= Alexandre Corréard =

French engineer and geographer (1788–1857)

Alexandre Corréard (8 October 1788 – 16 February 1857) was a French engineer and geographer. He graduated from the engineering school Arts et Métiers ParisTech. He is known for escaping the French frigate Méduse shipwreck and working with Théodore Géricault when he was painting The Raft of the Medusa.

==Biography==
On June 17, 1816, he boarded the frigate La Méduse as an engineer-geographer. On July 2, the ship ran aground on the Arguin Bank off the coast of Mauritania. Corréard was one of fifteen survivors of the raft of La Méduse, which carried 147 people. In Théodore Géricault famous painting, he is the man in the main group reaching out toward the horizon . Upon his return to France, he lost his position as engineer of the Cayenne colony due to the unauthorized publication of the first account of the shipwreck in 1817. Licensed as a bookseller on September 9, 1818, he set up shop as a publisher and bookseller at 258 Palais Royal, Galerie de bois, under the sign Au naufrage de la Méduse (The Shipwreck of the Medusa), and published, with great success, the account of the shipwreck written with the Medusa's naval doctor, Henri Savigny. In 1825, he founded the Journal des sciences militaires (Journal of Military Science) and in 1828, the Journal du Génie civil, des sciences et des arts (Journal of Civil Engineering, Science, and Arts). He then became interested in railways and drew up plans for the future Gare d'Austerlitz railway station . He published numerous pamphlets that got him into legal trouble, which he recounts in the reissues of his book. His bookshop became a meeting place for writers and politicians hostile to the Bourbon Restoration in France, whose pamphlets he published.
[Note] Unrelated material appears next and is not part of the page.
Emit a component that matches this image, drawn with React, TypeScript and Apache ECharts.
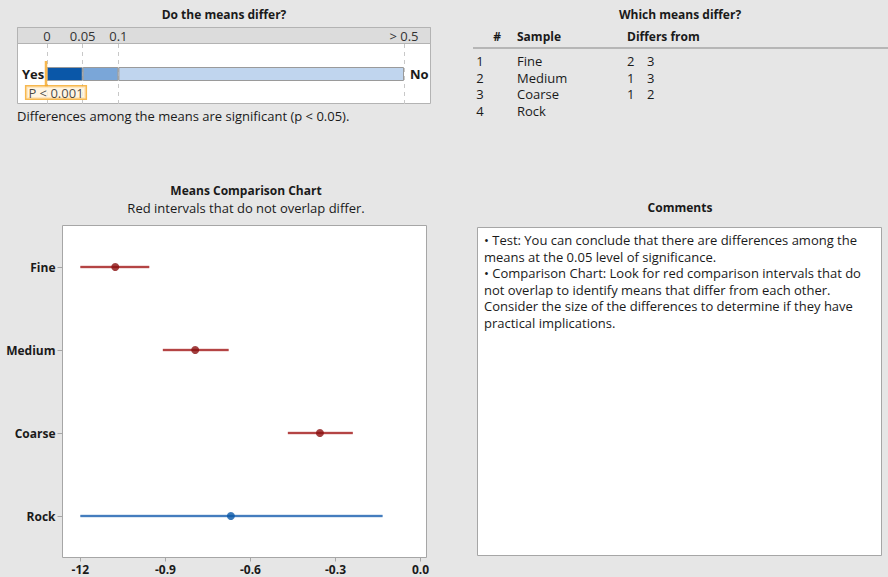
import React, { useEffect, useRef } from "react";
import * as echarts from "echarts";

// Means comparison data (interval low, mean, interval high)
const samples = ["Fine", "Medium", "Coarse", "Rock"];
const means = [-1.077, -0.795, -0.355, -0.669];
const lows = [-1.2, -0.909, -0.468, -1.2];
const highs = [-0.957, -0.677, -0.239, -0.134];
const differs = [true, true, true, false];
const differsFrom: number[][] = [[2, 3], [1, 3], [1, 2], []];
const xTickValues = [-1.2, -0.9, -0.6, -0.3, 0];
const xTickLabels = ["-12", "-0.9", "-0.6", "-0.3", "0.0"];
const xRange = [-1.263, 0.021];

// p-value gauge: tick labels, their positions on the gauge, and the zones
const pTickLabels = ["0", "0.05", "0.1", "> 0.5"];
const pTickPos = [0, 0.1, 0.2, 1];
const pZones = [0.1, 0.1, 0.8];
const pZoneColors = ["#0a57a8", "#7aa6d8", "#c0d5ee"];
const pValuePos = 0;
const pValueLabel = "P < 0.001";

const comments = [
  "• Test: You can conclude that there are differences among the",
  "means at the 0.05 level of significance.",
  "• Comparison Chart: Look for red comparison intervals that do",
  "not overlap to identify means that differ from each other.",
  "Consider the size of the differences to determine if they have",
  "practical implications.",
];

const FONT = "'Open Sans', 'Noto Sans', sans-serif";
const RED = "#a41c1c";
const RED_DOT = "#8a1010";
const BLUE = "#1d62b0";
const BLUE_DOT = "#0a57a8";

function txt(text: string, x: number, y: number, opts: any = {}) {
  return {
    type: "text",
    x,
    y,
    silent: true,
    style: {
      text,
      fill: "#1a1a1a",
      font: `${opts.bold ? "bold " : ""}${opts.size || (opts.bold ? 12 : 13)}px ${FONT}`,
      textAlign: opts.align || "left",
      textVerticalAlign: "middle",
    },
  };
}

export default function App() {
  const ref = useRef<HTMLDivElement>(null);

  useEffect(() => {
    if (!ref.current) return;
    const chart = echarts.init(ref.current, undefined, { renderer: "svg" });

    const graphics: any[] = [
      // top-left panel
      txt("Do the means differ?", 224, 14, { bold: true, align: "center" }),
      {
        type: "rect",
        shape: { x: 17.5, y: 27.5, width: 413, height: 76 },
        style: { fill: "#ffffff", stroke: "#b3b3b3", lineWidth: 1 },
        z: -2,
      },
      {
        type: "rect",
        shape: { x: 17.5, y: 27.5, width: 413, height: 16 },
        style: { fill: "#dcdcdc", stroke: "#b3b3b3", lineWidth: 1 },
        z: -1,
      },
      txt("Yes", 22, 74, { bold: true, size: 13 }),
      txt("No", 410, 74, { bold: true, size: 13 }),
      txt("Differences among the means are significant (p < 0.05).", 17, 116),

      // top-right table
      txt("Which means differ?", 680, 14, { bold: true, align: "center" }),
      txt("#", 497, 36, { bold: true, align: "center" }),
      txt("Sample", 517, 36, { bold: true }),
      txt("Differs from", 627, 36, { bold: true }),
      {
        type: "line",
        shape: { x1: 473, y1: 48, x2: 888, y2: 48 },
        style: { stroke: "#a6a6a6", lineWidth: 1.5 },
      },

      // means comparison chart titles
      txt("Means Comparison Chart", 246, 190, { bold: true, align: "center" }),
      txt("Red intervals that do not overlap differ.", 246, 208, { align: "center" }),

      // comments
      txt("Comments", 680, 207, { bold: true, align: "center" }),
      {
        type: "rect",
        shape: { x: 477.5, y: 227.5, width: 404, height: 328 },
        style: { fill: "#ffffff", stroke: "#a6a6a6", lineWidth: 1 },
        z: -2,
      },
    ];

    samples.forEach((s, i) => {
      const y = 61 + i * 16.7;
      graphics.push(txt(String(i + 1), 480, y, { align: "center" }));
      graphics.push(txt(s, 517, y));
      differsFrom[i].forEach((d, j) => {
        graphics.push(txt(String(d), 627 + j * 20, y));
      });
    });

    comments.forEach((line, i) => {
      graphics.push(txt(line, 484, 240 + i * 16.6));
    });

    const zoneSeries = pZones.map((w, i) => ({
      type: "bar",
      xAxisIndex: 0,
      yAxisIndex: 0,
      stack: "gauge",
      barWidth: 14,
      data: [w],
      itemStyle: { color: pZoneColors[i], borderColor: "#9a9a9a", borderWidth: 1 },
      silent: true,
      z: 3,
      markLine:
        i === 0
          ? {
              silent: true,
              symbol: "none",
              label: { show: false },
              lineStyle: { color: "#c8c8c8", type: [4, 4], width: 1 },
              data: pTickPos.map((v) => ({ xAxis: v })),
              z: 1,
            }
          : undefined,
    }));

    chart.setOption({
      animation: false,
      backgroundColor: "#e6e6e6",
      textStyle: { fontFamily: FONT },
      graphic: graphics,
      grid: [
        { left: 47, right: 888 - 404, top: 44, height: 60 },
        {
          left: 62.5,
          right: 888 - 426.5,
          top: 225.5,
          height: 332,
          show: true,
          backgroundColor: "#ffffff",
          borderColor: "#a6a6a6",
          borderWidth: 1,
        },
      ],
      xAxis: [
        {
          gridIndex: 0,
          type: "value",
          position: "top",
          min: 0,
          max: 1,
          interval: 0.1,
          axisLine: { show: false },
          axisTick: { show: false },
          splitLine: { show: false },
          axisLabel: {
            margin: 2,
            fontSize: 13,
            color: "#333",
            fontFamily: FONT,
            formatter: (v: number) => {
              const k = pTickPos.findIndex((p) => Math.abs(p - v) < 1e-6);
              return k >= 0 ? pTickLabels[k] : "";
            },
          },
        },
        {
          gridIndex: 1,
          type: "value",
          position: "bottom",
          min: xRange[0],
          max: xRange[1],
          axisLine: { show: false, onZero: false },
          axisTick: {
            show: true,
            length: 4,
            customValues: xTickValues,
            lineStyle: { color: "#a6a6a6" },
          },
          splitLine: { show: false },
          axisLabel: {
            margin: 6,
            fontSize: 12,
            fontWeight: "bold",
            color: "#1a1a1a",
            fontFamily: FONT,
            customValues: xTickValues,
            formatter: (v: number) => {
              const k = xTickValues.findIndex((p) => Math.abs(p - v) < 1e-6);
              return k >= 0 ? xTickLabels[k] : "";
            },
          },
        },
      ],
      yAxis: [
        {
          gridIndex: 0,
          type: "category",
          data: ["p"],
          show: false,
        },
        {
          gridIndex: 1,
          type: "category",
          position: "left",
          data: samples,
          inverse: true,
          axisLine: { show: false, onZero: false },
          axisTick: { show: true, length: 5, alignWithLabel: true, lineStyle: { color: "#a6a6a6" } },
          axisLabel: {
            margin: 7,
            fontSize: 12,
            fontWeight: "bold",
            color: "#1a1a1a",
            fontFamily: FONT,
          },
          splitLine: { show: false },
        },
      ],
      series: [
        ...zoneSeries,
        {
          type: "scatter",
          xAxisIndex: 0,
          yAxisIndex: 0,
          data: [[pValuePos, "p"]],
          symbol: "rect",
          symbolSize: [2.5, 26],
          symbolOffset: [-1, 0],
          itemStyle: { color: "#f5a623" },
          z: 5,
          label: {
            show: true,
            position: "bottom",
            distance: -0.5,
            offset: [10, 0],
            formatter: pValueLabel,
            fontSize: 13,
            fontFamily: FONT,
            color: "#1a1a1a",
            backgroundColor: "#fff3dc",
            borderColor: "#f5a623",
            borderWidth: 1.5,
            padding: [0, 2, -1, 2],
            lineHeight: 13,
          },
        },
        {
          type: "custom",
          xAxisIndex: 1,
          yAxisIndex: 1,
          data: samples.map((s, i) => [lows[i], highs[i], i]),
          renderItem: (params: any, api: any) => {
            const i = api.value(2);
            const a = api.coord([api.value(0), i]);
            const b = api.coord([api.value(1), i]);
            const c = differs[i] ? RED : BLUE;
            return {
              type: "group",
              children: [
                {
                  type: "line",
                  shape: { x1: a[0], y1: a[1], x2: b[0], y2: b[1] },
                  style: { stroke: c, lineWidth: 3, opacity: 0.3 },
                },
                {
                  type: "line",
                  shape: { x1: a[0], y1: a[1], x2: b[0], y2: b[1] },
                  style: { stroke: c, lineWidth: 1.3 },
                },
              ],
            };
          },
          z: 3,
        },
        {
          type: "scatter",
          xAxisIndex: 1,
          yAxisIndex: 1,
          symbol: "circle",
          symbolSize: 8,
          data: samples.map((s, i) => ({
            value: [means[i], s],
            itemStyle: { color: differs[i] ? RED_DOT : BLUE_DOT },
          })),
          z: 4,
        },
      ],
    });

    return () => chart.dispose();
  }, []);

  return (
    <div
      ref={ref}
      style={{ position: "fixed", left: 0, top: 0, width: 888, height: 577 }}
    />
  );
}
Corréard was also an influential member of the Chevaliers de la Liberté, a clandestine organization of the Charbonnerie whose goal was to proclaim the advent of Napoleon II and overthrow Louis XVIII. After a series of nine convictions and a total of eight years in prison, his license was revoked by royal decree on September 25, 1822, his business was closed, and 8,000 volumes were seized during the sale of his stock.

He ran unsuccessfully in the 1848 elections . From 1847 onwards, he retired to Avon, near Fontainebleau, where he remained until his death in 1857.